Politics

MPs should be able to bring babies to debates, Commons Speaker says | House of Commons


MPs should be allowed to bring their babies with them to parliamentary debates, the Commons Speaker, Sir Lindsay Hoyle, has said.

In an interview with the Daily Telegraph, he said that it should be up to the chair of the debate to decide whether the presence of a baby would cause any disruption.

The Labour MP Stella Creasy asked for clarification from Commons authorities after being reprimanded for having her infant son in a sling as she spoke in parliament last month, saying it had not been a problem on previous occasions.

Commons rules state that MPs should not have children or infants with them in the chamber, but Creasy has taken both of her children into the chamber before without any complaints being made.

Hoyle requested a review into whether the rules should be updated and reiterated his view that the “chair on the day has got to make a decision”.

Referring to Creasy’s son, he said: “I saw that baby come into the chamber when I was in the chair.

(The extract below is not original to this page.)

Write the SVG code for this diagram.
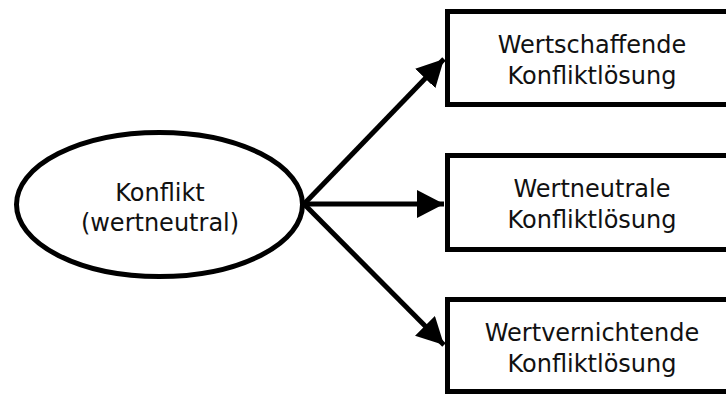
<svg xmlns="http://www.w3.org/2000/svg" width="726" height="395" viewBox="0 0 726 395">
<style>
.shape{fill:#fff;stroke:#000;stroke-width:5}
.lbl{font-family:"DejaVu Sans",Verdana,sans-serif;font-size:24px;fill:#111;text-anchor:middle}
.conn{stroke:#000;stroke-width:5;fill:none}
</style>
<defs>
<marker id="ah" markerUnits="userSpaceOnUse" markerWidth="30" markerHeight="30" refX="27" refY="14" orient="auto">
<path d="M0,0 L27,14 L0,28 Z" fill="#000"/>
</marker>
</defs>
<rect width="726" height="395" fill="#fff"/>
<g id="connectors">
<line class="conn" x1="304" y1="204" x2="444" y2="59" marker-end="url(#ah)"/>
<line class="conn" x1="304" y1="204" x2="444" y2="204" marker-end="url(#ah)"/>
<line class="conn" x1="304" y1="204" x2="444" y2="345" marker-end="url(#ah)"/>
</g>
<g id="konflikt">
<ellipse class="shape" cx="159.5" cy="204.5" rx="143" ry="72"/>
<text class="lbl" x="160" y="201">Konflikt</text>
<text class="lbl" x="160" y="231">(wertneutral)</text>
</g>
<g id="wertschaffend">
<rect class="shape" x="447.5" y="11.5" width="290" height="93"/>
<text class="lbl" x="592" y="52.5">Wertschaffende</text>
<text class="lbl" x="592" y="83.5">Konfliktlösung</text>
</g>
<g id="wertneutral">
<rect class="shape" x="447.5" y="155.5" width="290" height="94"/>
<text class="lbl" x="592" y="196.5">Wertneutrale</text>
<text class="lbl" x="592" y="227.5">Konfliktlösung</text>
</g>
<g id="wertvernichtend">
<rect class="shape" x="447.5" y="299.5" width="290" height="92"/>
<text class="lbl" x="592" y="340.5">Wertvernichtende</text>
<text class="lbl" x="592" y="371.5">Konfliktlösung</text>
</g>
</svg>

And did it affect the debate? No. Was it a quiet and peaceful baby? Absolutely. Did it disrupt? Not in the slightest. So did it matter to me? Absolutely not.

“What I would say, and I’ll be quite honest with you, is each chair will make a decision. Unfortunately it’s become highly political.

“It is now for others to decide, that’s why the committee is reviewing it. And I will then have to respect” its decision.

He also said he had asked the cross-party procedure committee to examine the rules and whether changes were needed, and that he and his deputies could use their discretion in applying the existing measures.

The issue sparked an outcry when Creasy, the MP for Walthamstow, tweeted an email she had received from Commons authorities, which read: “We have been made aware that you were accompanied by your baby in Westminster Hall earlier today.”

It referred to the latest edition of the Commons rulebook, which says MPs should not take their seats in the chamber with a child.

The email from the private secretary to the chairman of ways and means, the formal title for the most senior deputy speaker, read: “I would like to draw your attention to the fact that this also applies to debates in Westminster Hall.”

Creasy had been leading a debate about buy-now-pay-later consumer credit schemes in hall, a subsidiary chamber where MPs can raise issues of interest to them.

Writing in the Guardian about the argument, the she said: “With little support from the authorities or indeed my own political party, I have worked as best I can while managing the needs of my now 13-week-old son. That’s why I was baffled to be told I could not take him into parliament with me.

“It doesn’t have to be like this. Whether in New Zealand, Canada or in Europe, parliaments around the world have shown a family-friendly legislature is possible.

“There are thousands of mothers out there who have something valuable to add to our politics, and they want to run. For now they see the mother of all parliaments discouraging mothers and rightly wonder if they will be welcome.”